CREATE TABLE [ExternalKey](
[IdExternalKey] [int] NOT NULL,
[RefDocument] [int] NOT NULL,
[EntityType] [int] NOT NULL,
[Value] [int] NOT NULL, 
CONSTRAINT PK_ExternalKey PRIMARY KEY CLUSTERED (IdExternalKey),
CONSTRAINT FK_RefDocument FOREIGN KEY (RefDocument) REFERENCES Document(IdDocument),
CONSTRAINT UC_ExternalKey UNIQUE (RefDocument, EntityType, Value)
)

-- Insert a few values
DECLARE @IdDocument INT, @DocumentType INT, @IdExternalKey INT;
Set @IdDocument=0;
SET @DocumentType = 10;
select @IdExternalKey=MAX(IdExternalKey)+1 from ExternalKey ;


set nocount on
WHILE (@IdDocument < 10000)
BEGIN
    INSERT INTO Document(IdDocument, DocumentType) VALUES (@IdDocument, @DocumentType);
    INSERT INTO [ExternalKey](IdExternalKey,RefDocument,EntityType,Value) VALUES (@IdExternalKey, @IdDocument, 50, 3421);
    INSERT INTO [ExternalKey](IdExternalKey,RefDocument,EntityType,Value) VALUES (@IdExternalKey+1, @IdDocument, 50, 9524);
    INSERT INTO [ExternalKey](IdExternalKey,RefDocument,EntityType,Value) VALUES (@IdExternalKey+2, @IdDocument, 60, 7893);
    INSERT INTO [ExternalKey](IdExternalKey,RefDocument,EntityType,Value) VALUES (@IdExternalKey+3, @IdDocument, 50, 1752);
    INSERT INTO [ExternalKey](IdExternalKey,RefDocument,EntityType,Value) VALUES (@IdExternalKey+4, @IdDocument, 50, 8979);
    INSERT INTO [ExternalKey](IdExternalKey,RefDocument,EntityType,Value) VALUES (@IdExternalKey+5, @IdDocument, 60, 7822);

    SET @DocumentType=CASE WHEN @DocumentType > 100 THEN 10 ELSE @DocumentType + 10 END;
    SET @IdDocument = @IdDocument + 1;
    SET @IdExternalKey = @IdExternalKey+ 6;
END

SELECT TOP 50 IdDocument
FROM Document d
JOIN ExternalKey e on e.RefDocument=d.IdDocument 
WHERE
(d.DocumentType IN (10,20,30) AND e.EntityType = 60 AND e.Value IN (4,5,6,7,8)) OR
(d.DocumentType IN (50) AND e.EntityType = 61 AND e.Value IN (110,120,130) OR
(d.DocumentType IN (80,90) AND e.EntityType = 59 AND e.Value IN (1,2,3)))
ORDER BY IdDocument

I would add that if the ORDER BY is not necessary and can be done in the program instead, it can help accelerate the query.

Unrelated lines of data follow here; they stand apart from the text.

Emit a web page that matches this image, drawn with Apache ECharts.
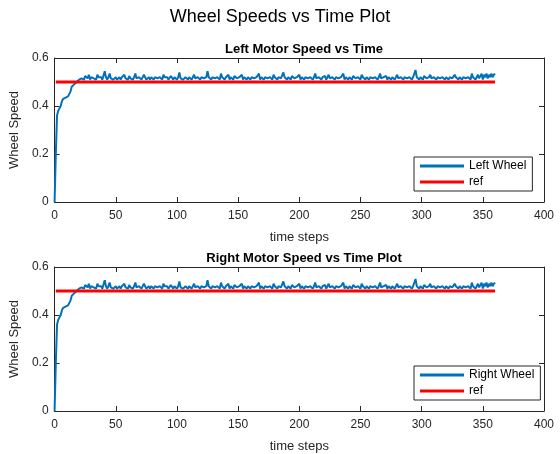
<!DOCTYPE html>
<html>
<head>
<meta charset="utf-8">
<script src="https://cdn.jsdelivr.net/npm/echarts@6/dist/echarts.min.js"></script>
<style>
  html, body { margin: 0; padding: 0; background: #fff; }
  #chart { width: 560px; height: 454px; }
</style>
</head>
<body>
<div id="chart"></div>
<script>
// wheel speed per time step (t = 0..360)
const wheelSpeed = [
  0,0.20,0.36,0.38,0.39,0.40,0.42,0.43,0.43,0.435,0.44,0.44,0.445,0.46,0.48,0.475,0.49,0.49,0.50,0.505,
  0.51,0.51,0.515,0.52,0.51,0.525,0.52,0.515,0.53,0.51,0.52,0.525,0.515,0.52,0.51,0.53,0.52,0.515,0.52,0.51,
  0.515,0.545,0.52,0.51,0.52,0.535,0.515,0.52,0.51,0.515,0.52,0.51,0.515,0.52,0.51,0.52,0.525,0.53,0.515,0.52,
  0.51,0.525,0.515,0.52,0.51,0.52,0.535,0.515,0.51,0.52,0.525,0.51,0.515,0.53,0.52,0.51,0.515,0.52,0.51,0.52,
  0.515,0.51,0.52,0.525,0.515,0.51,0.52,0.515,0.51,0.53,0.52,0.515,0.52,0.51,0.515,0.525,0.52,0.51,0.52,0.515,
  0.51,0.52,0.54,0.515,0.52,0.51,0.515,0.52,0.525,0.51,0.52,0.515,0.51,0.52,0.53,0.515,0.51,0.52,0.515,0.51,
  0.52,0.525,0.515,0.51,0.52,0.545,0.52,0.515,0.51,0.52,0.525,0.515,0.51,0.52,0.515,0.51,0.535,0.52,0.515,0.51,
  0.52,0.515,0.53,0.51,0.52,0.515,0.51,0.525,0.52,0.515,0.51,0.52,0.515,0.53,0.51,0.52,0.515,0.51,0.52,0.515,
  0.51,0.52,0.525,0.515,0.51,0.52,0.515,0.535,0.51,0.52,0.515,0.51,0.52,0.525,0.515,0.51,0.52,0.515,0.51,0.53,
  0.52,0.515,0.51,0.52,0.525,0.515,0.51,0.54,0.52,0.515,0.51,0.52,0.515,0.51,0.525,0.52,0.515,0.51,0.52,0.515,
  0.53,0.51,0.52,0.515,0.51,0.52,0.525,0.515,0.51,0.52,0.515,0.51,0.52,0.535,0.515,0.51,0.52,0.515,0.51,0.52,
  0.515,0.525,0.51,0.52,0.53,0.515,0.51,0.52,0.515,0.51,0.52,0.525,0.515,0.51,0.52,0.515,0.535,0.51,0.52,0.515,
  0.51,0.52,0.515,0.51,0.525,0.52,0.515,0.51,0.52,0.515,0.51,0.53,0.52,0.515,0.51,0.52,0.515,0.51,0.52,0.525,
  0.515,0.51,0.52,0.515,0.51,0.52,0.535,0.515,0.51,0.52,0.515,0.525,0.51,0.52,0.515,0.51,0.52,0.515,0.51,0.52,
  0.53,0.515,0.51,0.52,0.515,0.51,0.52,0.525,0.515,0.51,0.52,0.515,0.51,0.52,0.515,0.55,0.52,0.515,0.51,0.52,
  0.515,0.51,0.525,0.52,0.515,0.51,0.52,0.53,0.515,0.51,0.52,0.515,0.51,0.52,0.525,0.515,0.51,0.52,0.515,0.51,
  0.52,0.515,0.51,0.52,0.525,0.515,0.51,0.53,0.52,0.515,0.51,0.52,0.515,0.51,0.52,0.525,0.515,0.51,0.52,0.515,
  0.51,0.535,0.52,0.515,0.51,0.52,0.53,0.515,0.52,0.535,0.51,0.53,0.52,0.535,0.515,0.53,0.52,0.535,0.52,0.53,
  0.535
];
const refTimes = [1, 360];
const refValues = [0.5, 0.5];
const xTicks = [0, 50, 100, 150, 200, 250, 300, 350, 400];
const yTicks = [0, 0.2, 0.4, 0.6];

const axisColor = '#262626';
const font = 'Liberation Sans, Arial, sans-serif';

const speedPoints = wheelSpeed.map((v, i) => [i, v]);
const refPoints = refTimes.map((t, i) => [t, refValues[i]]);

const grids = [
  { left: 54, right: 16, top: 58, height: 144 },
  { left: 54, right: 16, top: 267, height: 144 }
];

function xAxes(gi) {
  const base = {
    type: 'value', gridIndex: gi, min: xTicks[0], max: xTicks[xTicks.length - 1], interval: 50,
    axisLine: { show: true, onZero: false, lineStyle: { color: axisColor, width: 1 } },
    axisTick: { show: true, inside: true, length: 5, lineStyle: { color: axisColor } },
    splitLine: { show: false }
  };
  return [
    Object.assign({}, base, {
      position: 'bottom',
      name: 'time steps', nameLocation: 'middle', nameGap: 29,
      nameTextStyle: { fontFamily: font, fontSize: 13, color: axisColor },
      axisLabel: { fontFamily: font, fontSize: 12, color: axisColor, margin: 8 }
    }),
    Object.assign({}, base, { position: 'top', axisLabel: { show: false } })
  ];
}

function yAxes(gi) {
  const base = {
    type: 'value', gridIndex: gi, min: yTicks[0], max: yTicks[yTicks.length - 1], interval: 0.2,
    axisLine: { show: true, onZero: false, lineStyle: { color: axisColor, width: 1 } },
    axisTick: { show: true, inside: true, length: 5, lineStyle: { color: axisColor } },
    splitLine: { show: false }
  };
  return [
    Object.assign({}, base, {
      position: 'left',
      name: 'Wheel Speed', nameLocation: 'middle', nameGap: 23,
      nameTextStyle: { fontFamily: font, fontSize: 13, color: axisColor },
      axisLabel: { fontFamily: font, fontSize: 12, color: axisColor, margin: 6,
        formatter: v => (v === 0 ? '0' : v.toFixed(1)) }
    }),
    Object.assign({}, base, { position: 'right', axisLabel: { show: false } })
  ];
}

function legend(top, names) {
  return {
    orient: 'vertical', left: 414, top: top,
    data: names,
    icon: 'rect', itemWidth: 44, itemHeight: 3, itemGap: 4,
    backgroundColor: '#fff', borderColor: axisColor, borderWidth: 1, borderRadius: 0,
    padding: [3, 6, 3, 6],
    textStyle: { fontFamily: font, fontSize: 12, color: '#000' }
  };
}

const chart = echarts.init(document.getElementById('chart'));
chart.setOption({
  animation: false,
  backgroundColor: '#fff',
  title: [
    { text: 'Wheel Speeds vs Time Plot', left: 'center', top: 3,
      textStyle: { fontFamily: font, fontSize: 18, fontWeight: 'normal', color: '#000' } },
    { text: 'Left Motor Speed vs Time', left: 299, top: 38, textAlign: 'center',
      textStyle: { fontFamily: font, fontSize: 13, fontWeight: 'bold', color: '#000' } },
    { text: 'Right Motor Speed vs Time Plot', left: 299, top: 247, textAlign: 'center',
      textStyle: { fontFamily: font, fontSize: 13, fontWeight: 'bold', color: '#000' } }
  ],
  legend: [
    legend(157, ['Left Wheel', 'ref']),
    legend(366, ['Right Wheel', 'ref'])
  ],
  grid: grids,
  xAxis: xAxes(0).concat(xAxes(1)),
  yAxis: yAxes(0).concat(yAxes(1)),
  series: [
    { name: 'Left Wheel', type: 'line', xAxisIndex: 0, yAxisIndex: 0, data: speedPoints,
      showSymbol: false, lineStyle: { color: '#0072BD', width: 2 }, itemStyle: { color: '#0072BD' } },
    { name: 'ref', type: 'line', xAxisIndex: 0, yAxisIndex: 0, data: refPoints,
      showSymbol: false, lineStyle: { color: '#FF0000', width: 3 }, itemStyle: { color: '#FF0000' } },
    { name: 'Right Wheel', type: 'line', xAxisIndex: 2, yAxisIndex: 2, data: speedPoints,
      showSymbol: false, lineStyle: { color: '#0072BD', width: 2 }, itemStyle: { color: '#0072BD' } },
    { name: 'ref', type: 'line', xAxisIndex: 2, yAxisIndex: 2, data: refPoints,
      showSymbol: false, lineStyle: { color: '#FF0000', width: 3 }, itemStyle: { color: '#FF0000' } }
  ]
});
</script>
</body>
</html>
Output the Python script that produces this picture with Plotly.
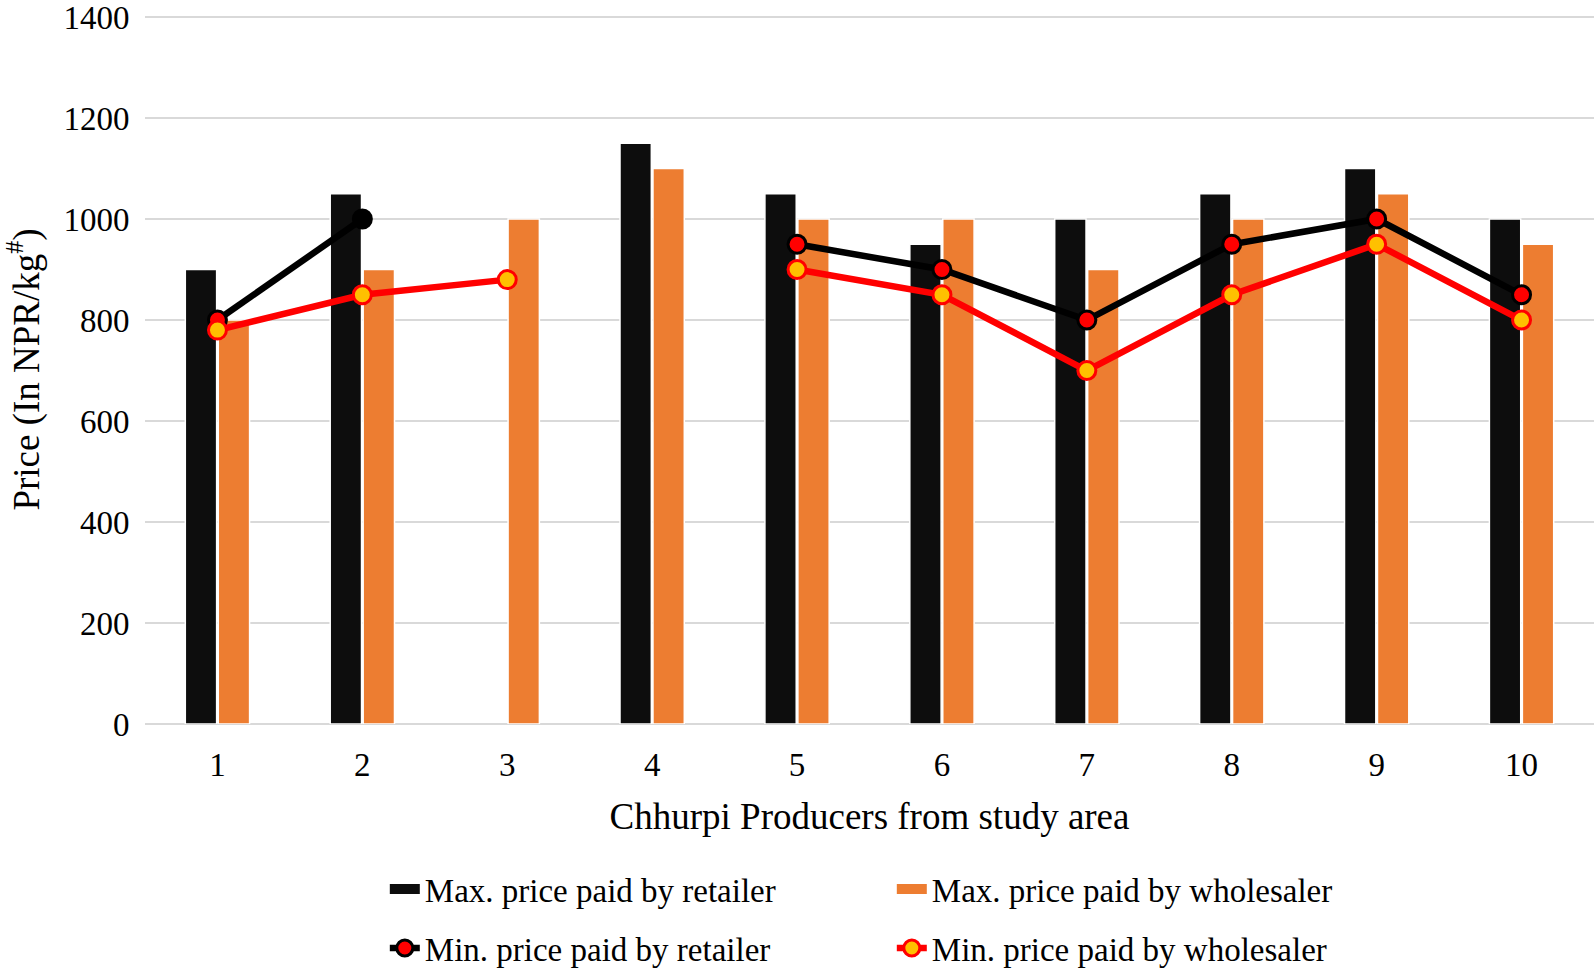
import plotly.graph_objects as go

producers = ["1", "2", "3", "4", "5", "6", "7", "8", "9", "10"]
max_retailer = [900, 1050, None, 1150, 1050, 950, 1000, 1050, 1100, 1000]
max_wholesaler = [800, 900, 1000, 1100, 1000, 1000, 900, 1000, 1050, 950]
min_retailer = [800, 1000, None, None, 950, 900, 800, 950, 1000, 850]
min_wholesaler = [780, 850, 880, None, 900, 850, 700, 850, 950, 800]
y_ticks = [0, 200, 400, 600, 800, 1000, 1200, 1400]

FONT = "Liberation Serif"
BLACK_BAR = "#0d0d0d"
ORANGE = "#ED7D31"

fig = go.Figure()
fig.add_trace(go.Bar(
    x=producers, y=max_retailer, name="Max. price paid by retailer",
    marker=dict(color=BLACK_BAR, line=dict(color="white", width=1.5)),
    showlegend=False, legendgroup="mr",
))
fig.add_trace(go.Bar(
    x=producers, y=max_wholesaler, name="Max. price paid by wholesaler",
    marker=dict(color=ORANGE, line=dict(color="white", width=1.5)),
    showlegend=False, legendgroup="mw",
))
# legend keys for the bars (wide rectangles like the original)
fig.add_trace(go.Scatter(
    x=[None], y=[None], mode="lines", name="Max. price paid by retailer",
    line=dict(color=BLACK_BAR, width=10), legendgroup="mr", legend="legend",
))
fig.add_trace(go.Scatter(
    x=[None], y=[None], mode="lines", name="Max. price paid by wholesaler",
    line=dict(color=ORANGE, width=10), legendgroup="mw", legend="legend",
))
ret_marker_colors = ["#FF0000" if i != 1 else "#000000" for i in range(len(producers))]
fig.add_trace(go.Scatter(
    x=producers, y=min_retailer, name="Min. price paid by retailer",
    mode="lines+markers", connectgaps=False, legend="legend2",
    line=dict(color="#000000", width=6.5),
    marker=dict(size=18, color=ret_marker_colors, line=dict(color="#000000", width=3)),
))
fig.add_trace(go.Scatter(
    x=producers, y=min_wholesaler, name="Min. price paid by wholesaler",
    mode="lines+markers", connectgaps=False, legend="legend2",
    line=dict(color="#FF0000", width=6.5),
    marker=dict(size=18, color="#FFC000", line=dict(color="#FF0000", width=3)),
))

leg_common = dict(
    orientation="h", xref="paper", yref="paper", x=0.1655, xanchor="left", yanchor="middle",
    entrywidth=462, font=dict(family=FONT, size=33, color="black"), traceorder="normal",
    bgcolor="rgba(0,0,0,0)",
)

fig.update_layout(
    width=1594, height=969,
    margin=dict(l=145, r=0, t=15, b=245, autoexpand=False),
    paper_bgcolor="white", plot_bgcolor="white",
    font=dict(family=FONT, size=33, color="black"),
    barmode="group", bargap=0.545, bargroupgap=0.05,
    showlegend=True,
    legend=dict(leg_common, y=-0.2327),
    legend2=dict(leg_common, y=-0.316),
)
fig.update_xaxes(
    type="category", range=[-0.5, len(producers) - 0.5],
    showgrid=False, showline=False, automargin=False,
    ticks="outside", ticklen=11, tickcolor="rgba(0,0,0,0)",
    tickfont=dict(family=FONT, size=33),
    title=dict(text="Chhurpi Producers from study area", font=dict(family=FONT, size=37), standoff=21),
)
fig.update_yaxes(
    range=[0, 1404], tickvals=y_ticks, showgrid=True, gridcolor="#d9d9d9", gridwidth=2,
    zeroline=True, zerolinecolor="#d9d9d9", zerolinewidth=2, showline=False, automargin=False,
    ticks="outside", ticklen=8, tickcolor="rgba(0,0,0,0)", ticklabeloverflow="allow",
    tickfont=dict(family=FONT, size=33),
    title=dict(text="Price (In NPR/kg<sup>#</sup>)", font=dict(family=FONT, size=37), standoff=40),
)

fig.write_html("out.html", config={"displayModeBar": False},
               post_script="document.body.style.margin='0';")
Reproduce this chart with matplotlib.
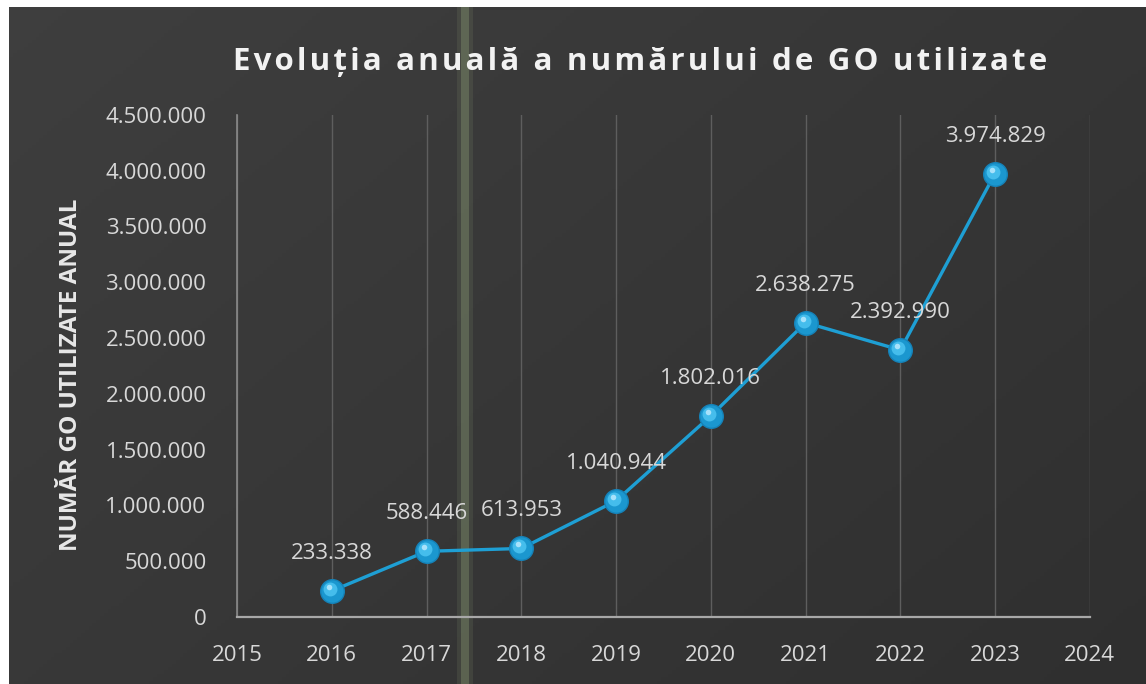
import numpy as np
import matplotlib
matplotlib.use('Agg')
import matplotlib.pyplot as plt
import matplotlib.transforms as mtransforms
from matplotlib.patches import Rectangle

# ============================================================
# Date
# ============================================================
years = [2016, 2017, 2018, 2019, 2020, 2021, 2022, 2023]
go_used = [233338, 588446, 613953, 1040944, 1802016, 2638275, 2392990, 3974829]
x_ticks = list(range(2015, 2025))
y_ticks = list(range(0, 4500001, 500000))

title = 'Evoluția anuală a numărului de GO utilizate'
ylabel = 'NUMĂR GO UTILIZATE ANUAL'


def fmt_ro(v):
    # separator de mii cu punct
    return f'{int(v):,}'.replace(',', '.')


plt.rcParams['font.family'] = ['Open Sans', 'DejaVu Sans']

fig = plt.figure(figsize=(11.46, 6.84), dpi=100)
fig.patch.set_facecolor('white')

# --- fundal gri închis cu gradient ușor ---
bg = fig.add_axes([0.008, 0.0, 0.992, 0.99], zorder=0)
gy, gx = np.mgrid[0:1:200j, 0:1:300j]
shade = 0.245 - 0.035 * gx - 0.025 * gy
bg.imshow(np.dstack([shade, shade, shade]), aspect='auto',
          extent=[0, 1, 0, 1], origin='upper')
bg.set_xlim(0, 1)
bg.set_ylim(0, 1)
bg.axis('off')

# dungă verticală de la scanare
fig.patches.append(Rectangle((0.399, 0.0), 0.014, 0.99, transform=fig.transFigure,
                             facecolor='#9fb584', alpha=0.12, zorder=0.5))
fig.patches.append(Rectangle((0.4025, 0.0), 0.0065, 0.99, transform=fig.transFigure,
                             facecolor='#a9c08c', alpha=0.25, zorder=0.5))

ax = fig.add_axes([0.2068, 0.098, 0.7442, 0.734], zorder=1)
ax.set_facecolor('none')

ax.plot(years, go_used, color='#1e9fd4', linewidth=2.4, zorder=3)
ax.plot(years, go_used, linestyle='none', marker='o', markersize=17,
        markerfacecolor='#1b97cf', markeredgecolor='#1582b8', markeredgewidth=1, zorder=4)
hl = ax.transData + mtransforms.ScaledTranslation(-2 / 100, 2 / 100, fig.dpi_scale_trans)
ax.plot(years, go_used, linestyle='none', marker='o', markersize=10,
        markerfacecolor='#45bdec', markeredgecolor='none', transform=hl, zorder=5)
hl2 = ax.transData + mtransforms.ScaledTranslation(-3 / 100, 4 / 100, fig.dpi_scale_trans)
ax.plot(years, go_used, linestyle='none', marker='o', markersize=4,
        markerfacecolor='#a8e2fb', markeredgecolor='none', transform=hl2, zorder=6)

for x, y in zip(years, go_used):
    ax.annotate(fmt_ro(y), (x, y), xytext=(0, 27), textcoords='offset points',
                ha='center', va='center', fontsize=16, color='#d8d8d8', zorder=7)

ax.set_xlim(2015, 2024)
ax.set_ylim(0, 4500000)
ax.set_xticks(x_ticks)
ax.set_yticks(y_ticks)
ax.set_yticklabels([fmt_ro(v) for v in y_ticks])
ax.tick_params(axis='both', length=0, labelsize=16, labelcolor='#d8d8d8')
ax.tick_params(axis='x', pad=20)
ax.tick_params(axis='y', pad=22)

ax.grid(axis='x', color='#5e5e5e', linewidth=1)
ax.grid(axis='y', visible=False)
for s in ['top', 'right']:
    ax.spines[s].set_visible(False)
ax.spines['left'].set_color('#8a8a8a')
ax.spines['left'].set_linewidth(1.2)
ax.spines['bottom'].set_color('#a8a8a8')
ax.spines['bottom'].set_linewidth(1.6)

ax.set_ylabel(ylabel, fontsize=17.5, fontweight='bold', color='#e8e8e8')
ax.yaxis.label.set_va('center')
ax.yaxis.set_label_coords(-0.195, 0.482)
# titlu cu spațiere între litere
fig.text(0.559, 0.91, '\u200a'.join(title), ha='center', va='center', fontsize=22.5,
         fontweight='bold', color='#f2f2f2')

fig.savefig('out.png', dpi=100, facecolor=fig.get_facecolor())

enter image description here

What you really want to do to improve your query would be to fix the "Index Scan" of the ExternalKey table or the scan of the Document table. For example, since the ExternalKey is unique by RefDocument, entityType, Value, maybe consider using it as clustered index?


The thing is right now, with the keys and indexes, SQL Server has no choice but to scan the whole table to get the rows you need. So if you have a million row, it has to scan every row even if you only get 10 as a result.